Saturday, May 14, 2011

Grannie Dreams
Sarah informs me that her future mother-in-law is already trying out grandma names.

I would say "Getting a little ahead of ourselves, aren't we? Can they please get married first?", except that I have no room to talk.
While I was on Martha Pullen's site looking for handkercheif edgings, it occurred to me that Sarah, unlike the Gymboree-sta, might indulge me in the matter of dear little hand-smocked daygowns for future Baby Genny.



Or, as Taylor is the youngest of three sons, dear little pin-tucked bubbles for possible Baby Milo.
I asked Sarah about it and she applied a little daughterly blackmail: "If I do, can they still have those wonderful hand-carved wooden toys?




"Well, of course."
"Okay, then."

We will have to gently dissuade his mom from "Gogo", though, because that is the name of a particulary repellent Mixo-Lydian refugee in my Thirkell's.
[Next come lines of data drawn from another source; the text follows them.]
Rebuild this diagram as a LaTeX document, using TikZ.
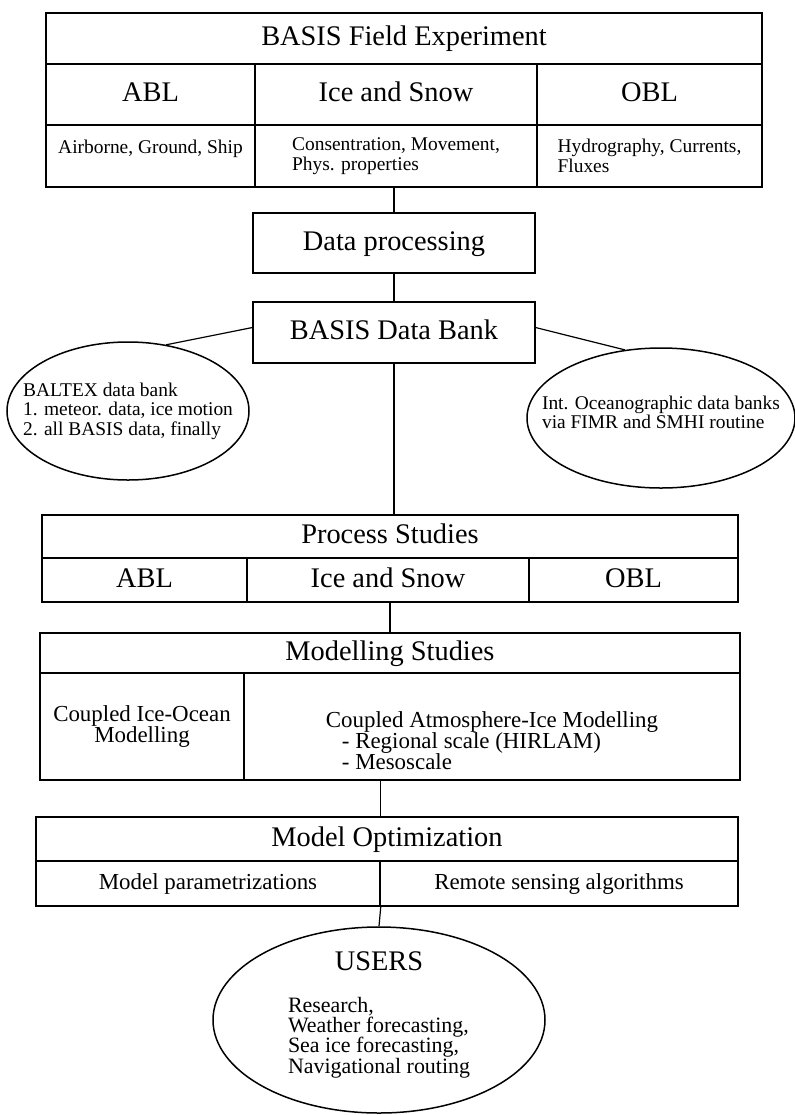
\documentclass[tikz,border=0pt]{standalone}
\usepackage{fontspec}
\setmainfont{Liberation Serif}
\usetikzlibrary{shapes.geometric}
\tikzset{
  cell/.style={shape=rectangle,draw,line width=1.5bp,inner sep=0pt,align=center},
  blob/.style={shape=ellipse,draw,line width=1.5bp,inner sep=0pt},
  big/.style={font=\fontsize{28.5}{30}\selectfont,text height=20bp,text depth=6bp},
  mid/.style={font=\fontsize{23}{21}\selectfont},
  midone/.style={mid,text height=16bp,text depth=5bp},
  usr/.style={font=\fontsize{22}{20.5}\selectfont},
  small/.style={font=\fontsize{19.5}{19.5}\selectfont},
}
\begin{document}
\begin{tikzpicture}[x=1bp,y=-1bp]
\useasboundingbox (0,0) rectangle (795,1115);
\node(fe)       at (404,38.5)[cell,big,minimum width=716bp,minimum height=51bp] {BASIS Field Experiment};
\node(fe-abl)   at (150.5,94.5)[cell,big,minimum width=209bp,minimum height=61bp] {ABL};
\node(fe-ice)   at (396,94.5)[cell,big,minimum width=282bp,minimum height=61bp]   {Ice and Snow};
\node(fe-obl)   at (649.5,94.5)[cell,big,minimum width=225bp,minimum height=61bp] {OBL};
\node(fe-abl-d) at (150.5,156)[cell,small,minimum width=209bp,minimum height=62bp] {Airborne, Ground, Ship\\ \mbox{}};
\node(fe-ice-d) at (396,156)[cell,small,align=left,minimum width=282bp,minimum height=62bp]   {Consentration, Movement,\\Phys. properties};
\node(fe-obl-d) at (649.5,156)[cell,small,align=left,minimum width=225bp,minimum height=62bp] {Hydrography, Currents,\\Fluxes};

\node(dp) at (394,243)[cell,big,minimum width=282bp,minimum height=60bp]   {Data processing};
\node(db) at (394,332.5)[cell,big,minimum width=282bp,minimum height=61bp] {BASIS Data Bank};
\node(baltex) at (128,411)[blob,minimum width=242bp,minimum height=138bp,
  label={[small,align=left]center:{BALTEX data bank\\1. meteor. data, ice motion\\2. all BASIS data, finally}}] {};
\node(oce) at (661,418)[blob,minimum width=268bp,minimum height=140bp,
  label={[small,align=left,yshift=5.5bp]center:{Int. Oceanographic data banks\\via FIMR and SMHI routine}}] {};

\node(ps)     at (390,536.5)[cell,big,minimum width=696bp,minimum height=43bp] {Process Studies};
\node(ps-abl) at (144.5,580)[cell,big,minimum width=205bp,minimum height=44bp] {ABL};
\node(ps-ice) at (388,580)[cell,big,minimum width=282bp,minimum height=44bp]   {Ice and Snow};
\node(ps-obl) at (633.5,580)[cell,big,minimum width=209bp,minimum height=44bp] {OBL};

\node(ms)     at (390,653)[cell,big,minimum width=700bp,minimum height=40bp] {Modelling Studies};
\node(ms-ice) at (142,726.5)[cell,mid,minimum width=204bp,minimum height=107bp] {Coupled Ice-Ocean\\Modelling};
\node(ms-atm) at (492,726.5)[cell,minimum width=496bp,minimum height=107bp,
  label={[mid,align=left,yshift=-14.5bp]center:{Coupled Atmosphere-Ice Modelling\\\hspace*{0.7em}- Regional scale (HIRLAM)\\\hspace*{0.7em}- Mesoscale}}] {};

\node(mo)     at (387,839)[cell,big,minimum width=702bp,minimum height=44bp] {Model Optimization};
\node(mo-par) at (208,883.5)[cell,midone,minimum width=344bp,minimum height=45bp] {Model parametrizations};
\node(mo-rem) at (559,883.5)[cell,midone,minimum width=358bp,minimum height=45bp] {Remote sensing algorithms};

\node(users) at (379,1020)[blob,minimum width=332bp,minimum height=186bp,
  label={[big,yshift=57bp]center:USERS},
  label={[usr,align=left,yshift=-17.5bp]center:{Research,\\Weather forecasting,\\Sea ice forecasting,\\Navigational routing}}] {};

\path [-,line width=1.2bp]
  (dp.north |- fe-ice-d.south)       edge (dp.north)
  (dp)                               edge (db)
  (db.178)                           edge (baltex.60)
  (db.2)                             edge (oce.118)
  (db.south)                         edge (db.south |- ps.north)
  (ms.north |- ps-ice.south)         edge (ms.north)
  (ms-atm.south -| mo-par.east)      edge (mo.north -| mo-par.east)
  (mo-par.south east)                edge (users.north);
\end{tikzpicture}
\end{document}
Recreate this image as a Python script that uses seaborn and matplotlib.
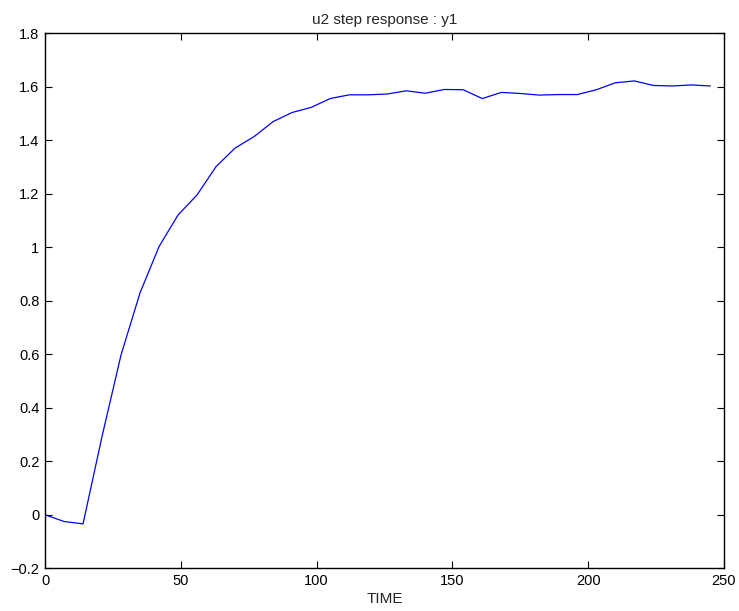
import pandas as pd
import matplotlib
matplotlib.use("Agg")
import matplotlib.pyplot as plt
import seaborn as sns

# step response samples, dt = 7
time = [0, 7, 14, 21, 28, 35, 42, 49, 56, 63, 70, 77, 84, 91, 98, 105, 112, 119,
        126, 133, 140, 147, 154, 161, 168, 175, 182, 189, 196, 203, 210, 217, 224,
        231, 238, 245]
y1 = [0.0, -0.025, -0.034, 0.293, 0.598, 0.83, 1.003, 1.121, 1.196, 1.302, 1.371,
      1.414, 1.470, 1.504, 1.523, 1.556, 1.570, 1.570, 1.573, 1.585, 1.576, 1.590,
      1.589, 1.556, 1.579, 1.575, 1.569, 1.571, 1.571, 1.589, 1.615, 1.622, 1.605,
      1.603, 1.607, 1.603]
xticks = [0, 50, 100, 150, 200, 250]
yticks = [-0.2, 0, 0.2, 0.4, 0.6, 0.8, 1, 1.2, 1.4, 1.6, 1.8]
ytick_labels = ['\u22120.2', '0', '0.2', '0.4', '0.6', '0.8', '1', '1.2', '1.4', '1.6', '1.8']

df = pd.DataFrame({'TIME': time, 'y1': y1})

sns.set_theme(style="ticks")
plt.rcParams['font.family'] = ['Liberation Sans', 'DejaVu Sans']

fig = plt.figure(figsize=(7.39, 6.11), dpi=100)
ax = fig.add_axes([0.0609, 0.0699, 0.9188, 0.8756])

sns.lineplot(data=df, x='TIME', y='y1', color='#0000ff', linewidth=0.9, ax=ax)

ax.set_xlim(0, 250)
ax.set_ylim(-0.2, 1.8)
ax.set_xticks(xticks)
ax.set_xticklabels([str(t) for t in xticks])
ax.set_yticks(yticks)
ax.set_yticklabels(ytick_labels)
ax.tick_params(direction='in', top=True, right=True, length=5, width=0.8,
               labelsize=10.5, colors='black', pad=4)
for s in ax.spines.values():
    s.set_linewidth(1.0)
    s.set_color('black')

ax.set_title('u2 step response : y1', fontsize=11, pad=7)
ax.set_xlabel('TIME', fontsize=11, labelpad=3)
ax.set_ylabel('')

fig.savefig('out.png', dpi=100)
We're suggesting Gigi. That's what we call our great-grandma, but with "Nanna" in front of it.

Tuesday, May 10, 2011

Fr. W. on why there's no whining in Modesty:

"And ladies, before you come to us with your complaints, just consider- our necklines are higher, our sleeves are longer, our hemlines are lower and we're wearing black."

Thursday, May 05, 2011

Snippets


Sis arrived with MJ for some babysitting, carrying a ziplock with three pairs of panties. "We are toilet-training" she announced. "I've had it with the diapers."
"You are so psychic," I said, "I was just thinking this morning that it was time to try it again and you know what you should do? Invest in some cheap Garanimals shorts and tops so she can get them off easily."

The Fashionista looked at me as if I'd suggested she dress her in a burlap bag.
"She can learn in her regular clothes. O learned in tights."
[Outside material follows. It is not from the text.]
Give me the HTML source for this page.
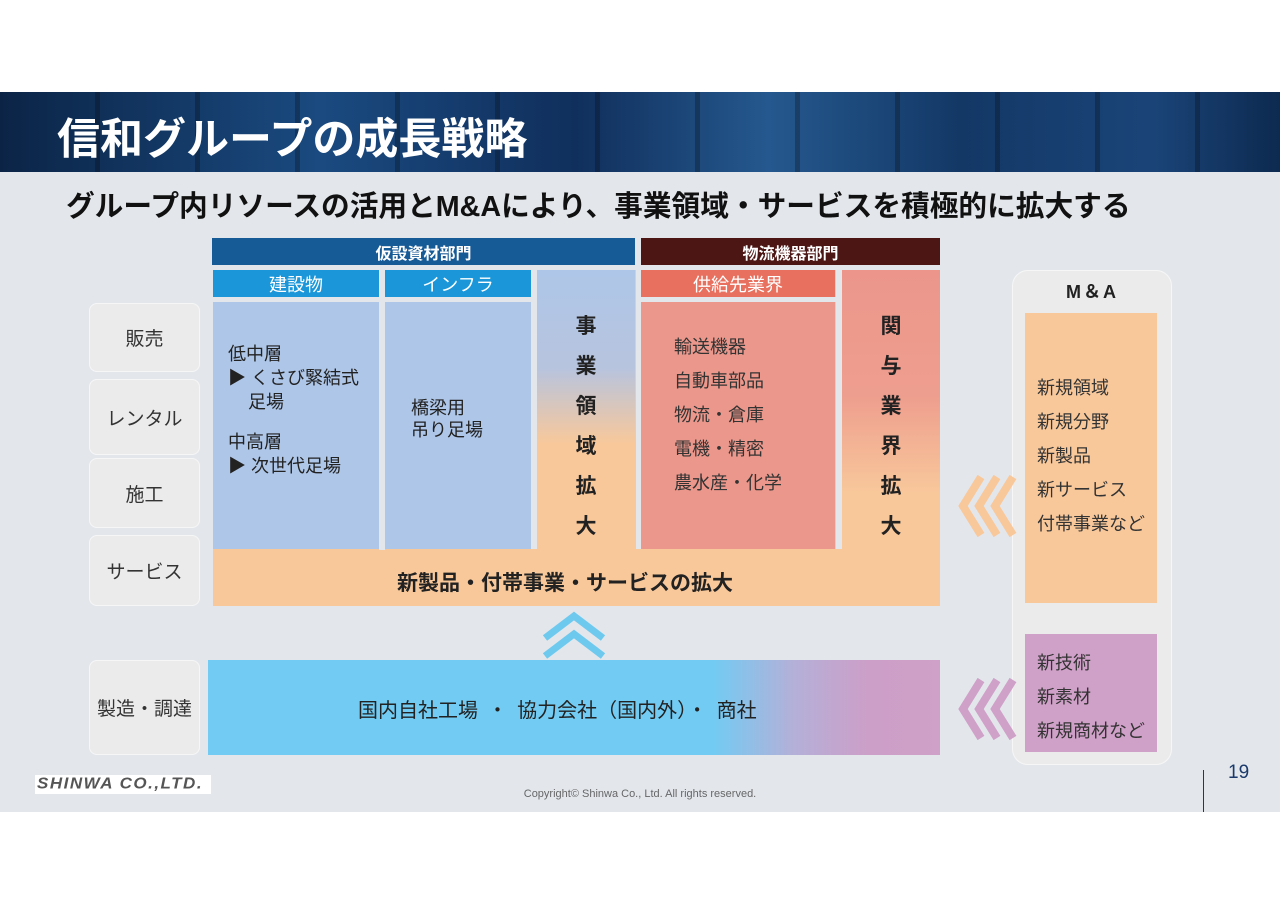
<!DOCTYPE html>
<html><head><meta charset="utf-8"><style>
*{margin:0;padding:0;box-sizing:border-box}
body{width:1280px;height:905px;background:#fff;position:relative;overflow:hidden;font-family:"Liberation Sans","Noto Sans CJK JP",sans-serif;color:#222}
.a{position:absolute}
.c{display:flex;align-items:center;justify-content:center}
.lab{background:#ebebeb;border:1px solid #f6f6f6;border-radius:8px;font-size:19px;color:#333}
.vt{font-weight:bold;font-size:21px;line-height:40px;text-align:center;color:#222}
.tx{font-size:18px;line-height:34px;color:#333}
</style></head><body>
<div class="a" style="left:0;top:92px;width:1280px;height:80px;background:linear-gradient(90deg,#0b2446 0%,#1a4a80 25%,#102f5c 45%,#25588e 60%,#133866 75%,#1a4478 90%,#0d2a50 100%)"></div>
<div class="a" style="left:0;top:92px;width:1280px;height:80px;background:repeating-linear-gradient(90deg,rgba(0,0,0,0) 0 95px,rgba(0,0,0,.25) 95px 100px)"></div>
<div class="a" style="left:57px;top:105px;font-size:43px;font-weight:bold;color:#fff;letter-spacing:0px">信和グループの成長戦略</div>
<div class="a" style="left:0;top:172px;width:1280px;height:640px;background:#e3e7ec"></div>
<div class="a" style="left:66px;top:184px;font-size:28.7px;font-weight:bold;color:#111;white-space:nowrap">グループ内リソースの活用とM&amp;Aにより、事業領域・サービスを積極的に拡大する</div>

<div class="a c" style="left:212px;top:238px;width:423px;height:27px;background:#165a96;color:#fff;font-weight:bold;font-size:16px">仮設資材部門</div>
<div class="a c" style="left:641px;top:238px;width:299px;height:27px;background:#4b1614;color:#fff;font-weight:bold;font-size:16px">物流機器部門</div>

<div class="a" style="left:213px;top:270px;width:727px;height:336px;background:#f8c89b"></div>
<div class="a" style="left:537px;top:270px;width:98px;height:280px;background:linear-gradient(180deg,#aec6e8 0%,#b7c4de 35%,#f8c89b 62%)"></div>
<div class="a" style="left:842px;top:270px;width:98px;height:280px;background:linear-gradient(180deg,#ec968b 0%,#ee9e8e 45%,#f8c89b 80%)"></div>
<div class="a" style="left:636px;top:270px;width:5px;height:280px;background:#e3e7ec"></div>
<div class="a" style="left:531px;top:270px;width:6px;height:280px;background:#e3e7ec"></div>
<div class="a" style="left:836px;top:270px;width:6px;height:280px;background:#e3e7ec"></div>
<div class="a" style="left:213px;top:549px;width:727px;height:57px;background:#f8c89b"></div>
<div class="a" style="left:379px;top:270px;width:6px;height:280px;background:#e3e7ec"></div>

<div class="a c" style="left:213px;top:270px;width:166px;height:27px;background:#1b97d9;color:#fff;font-size:18px">建設物</div>
<div class="a c" style="left:385px;top:270px;width:146px;height:27px;background:#1b97d9;color:#fff;font-size:18px">インフラ</div>
<div class="a" style="left:213px;top:297px;width:318px;height:5px;background:#e3e7ec"></div>
<div class="a" style="left:213px;top:302px;width:166px;height:247px;background:#aec6e8"></div>
<div class="a" style="left:385px;top:302px;width:146px;height:247px;background:#aec6e8"></div>
<div class="a" style="left:228px;top:342px;font-size:18px;line-height:24px;color:#222">低中層<br>▶ くさび緊結式<br>&nbsp;&nbsp;&nbsp;&nbsp;足場<br><div style="height:16px"></div>中高層<br>▶ 次世代足場</div>
<div class="a" style="left:411px;top:397px;font-size:18px;line-height:22px;color:#222">橋梁用<br>吊り足場</div>
<div class="a vt" style="left:537px;top:307px;width:98px">事<br>業<br>領<br>域<br>拡<br>大</div>

<div class="a c" style="left:641px;top:270px;width:194px;height:27px;background:#e8705f;color:#fff;font-size:18px">供給先業界</div>
<div class="a" style="left:641px;top:297px;width:195px;height:5px;background:#e3e7ec"></div>
<div class="a" style="left:641px;top:302px;width:194px;height:247px;background:#eb978b"></div>
<div class="a tx" style="left:674px;top:330px">輸送機器<br>自動車部品<br>物流・倉庫<br>電機・精密<br>農水産・化学</div>
<div class="a vt" style="left:842px;top:307px;width:98px">関<br>与<br>業<br>界<br>拡<br>大</div>
<div class="a" style="left:397px;top:567px;font-weight:bold;font-size:21px;white-space:nowrap">新製品・付帯事業・サービスの拡大</div>

<div class="a c lab" style="left:89px;top:303px;width:111px;height:69px">販売</div>
<div class="a c lab" style="left:89px;top:379px;width:111px;height:76px">レンタル</div>
<div class="a c lab" style="left:89px;top:458px;width:111px;height:70px">施工</div>
<div class="a c lab" style="left:89px;top:535px;width:111px;height:71px">サービス</div>
<div class="a c lab" style="left:89px;top:660px;width:111px;height:95px">製造・調達</div>

<svg class="a" style="left:540px;top:610px" width="70" height="50"><polyline points="5,28 34,6 63,28" fill="none" stroke="#6ec9ef" stroke-width="7"/><polyline points="5,46 34,24 63,46" fill="none" stroke="#6ec9ef" stroke-width="7"/></svg>

<div class="a" style="left:208px;top:660px;width:732px;height:95px;background:linear-gradient(90deg,#72cbf3 0%,#72cbf3 69%,#b4b0d8 80%,#cc9fc8 90%,#cfa0c8 100%)"></div>
<div class="a" style="left:358px;top:694px;font-size:20px;color:#222;white-space:nowrap;word-spacing:4px">国内自社工場 ・ 協力会社（国内外）・ 商社</div>

<div class="a" style="left:1012px;top:270px;width:160px;height:495px;background:#ebebeb;border:1px solid #f6f6f6;border-radius:16px"></div>
<div class="a c" style="left:1012px;top:279px;width:160px;height:24px;font-weight:bold;font-size:18px;letter-spacing:2px;color:#222">M＆A</div>
<div class="a" style="left:1025px;top:313px;width:132px;height:290px;background:#f8c89b"></div>
<div class="a tx" style="left:1037px;top:371px">新規領域<br>新規分野<br>新製品<br>新サービス<br>付帯事業など</div>
<div class="a" style="left:1025px;top:634px;width:132px;height:118px;background:#cfa0c8"></div>
<div class="a tx" style="left:1037px;top:646px">新技術<br>新素材<br>新規商材など</div>

<svg class="a" style="left:955px;top:474px" width="65" height="64"><g fill="none" stroke="#f8c89b" stroke-width="8"><polyline points="26,3 8,32 26,61"/><polyline points="42,3 24,32 42,61"/><polyline points="58,3 40,32 58,61"/></g></svg>
<svg class="a" style="left:955px;top:677px" width="65" height="64"><g fill="none" stroke="#cfa0c8" stroke-width="8"><polyline points="26,3 8,32 26,61"/><polyline points="42,3 24,32 42,61"/><polyline points="58,3 40,32 58,61"/></g></svg>

<div class="a" style="left:35px;top:775px;width:176px;height:19px;background:#fff"></div>
<div class="a" style="left:37px;top:774px;font-size:17px;font-weight:bold;font-style:italic;color:#555;letter-spacing:1.5px;transform:scaleY(0.9)">SHINWA CO.,LTD.</div>
<div class="a" style="left:0;top:788px;width:1280px;text-align:center;font-size:11px;color:#666">Copyright© Shinwa Co., Ltd. All rights reserved.</div>
<div class="a" style="left:1203px;top:770px;width:1px;height:42px;background:#1b3a6b"></div>
<div class="a" style="left:1228px;top:762px;font-size:19px;color:#1b3a6b">19</div>
</body></html>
"Yeah, but you didn't teach her. The Montessori gals did that."
Which is one reason why Bubs and the Potty was such an ordeal.
But I should have known better- this is the mom who religiously changed Gastric Reflux Baby's clothes eight times a day, so she always looked cute. A couple of peed-on pairs of leggings are nothing, in her book.

But MJ, her tushy pampered by the Princess Potty with the cushy seat, was having nothing to do with my IKEA molded plastic piece of minimalism. She'll just wait until she gets home, thank you.



Bubs is being an jr. usher, which means he is handing out the order of service leaflets at the door, a perfect job for the Mayor. Sis and Jas were explaining to him what ushers do- "They ask the guests if they're a friend of the bride or the groom, so they can tell which side to seat them on."


"Oh- so you know who they're cheering for?"


Ves appears in the bathroom door while I'm putting up my hair: "I think I've got this figured out- if they catch the 9:00 am train to San Antonio, they'll arrive late at night. But I have to see if they can rent a car at the station, so they can get to their hotel-"
"Honey, what are you talking about?"
"The kids's honeymoon... so if they can't rent a car there, they could take a taxi-"
"Why are you doing this? It's Taylor's job."
"Are you sure? I remember planning our honeymoon."
" Yes- when you were the groom."

"Oh."


Went to the Stickley exhibit at the DMA and came home reeling drunk on fumed oak, hammered copper, leather and nubby linen.
I'll just move in here, thanks. Can I get an applewood bacon, Boston lettuce and heirloom tomato on hippie bread from the restaurant, please?

I know we've all had the experience of seeing some particular style of art or craft that sounded a loud interior gong: the Arts and Crafts works, particularly in their American expression, did that for me. For years, until they opened the small A&C room upstairs, I would make a pilgrimage to the Blacker Doors, the only large work of the genre the DMA had, and moon about in front of it until the guard gave me the fish-eye. Rooms and rooms of the same was a bit of sensory overload, but I loved it.

Oddly enough, being a fiber lover- I had never cared particularly for the textiles branch of A&C, but being able to see actual examples have converted me. I bought a repro catalogue of decorative items to copy designs from for future projects.

And it seems that there's a store in Grapevine that sells reproductions of Stickley furniture- they had a little sitting area in the exhibit, which they had underwritten. Don't worry, I'll find a justification...



Went on another little binge at the DFW FiberFest again this year. It's the atmosphere: hundreds of fiber fans milling about, enabling each other to spend money like drunk sailors in port. Insisting that if you like that colorway in a worsted weight, you have to get it in laceweight and chunky, too. Or you need that particular blend of roving in another color as well. And surely you'll find a use for that one of a kind giant terra-cotta button. And the wool wash. And the lavendar-impregnated stones.
The mantra is : Go on, you know you want to...
The next day's hangover is less painful, though, I understand.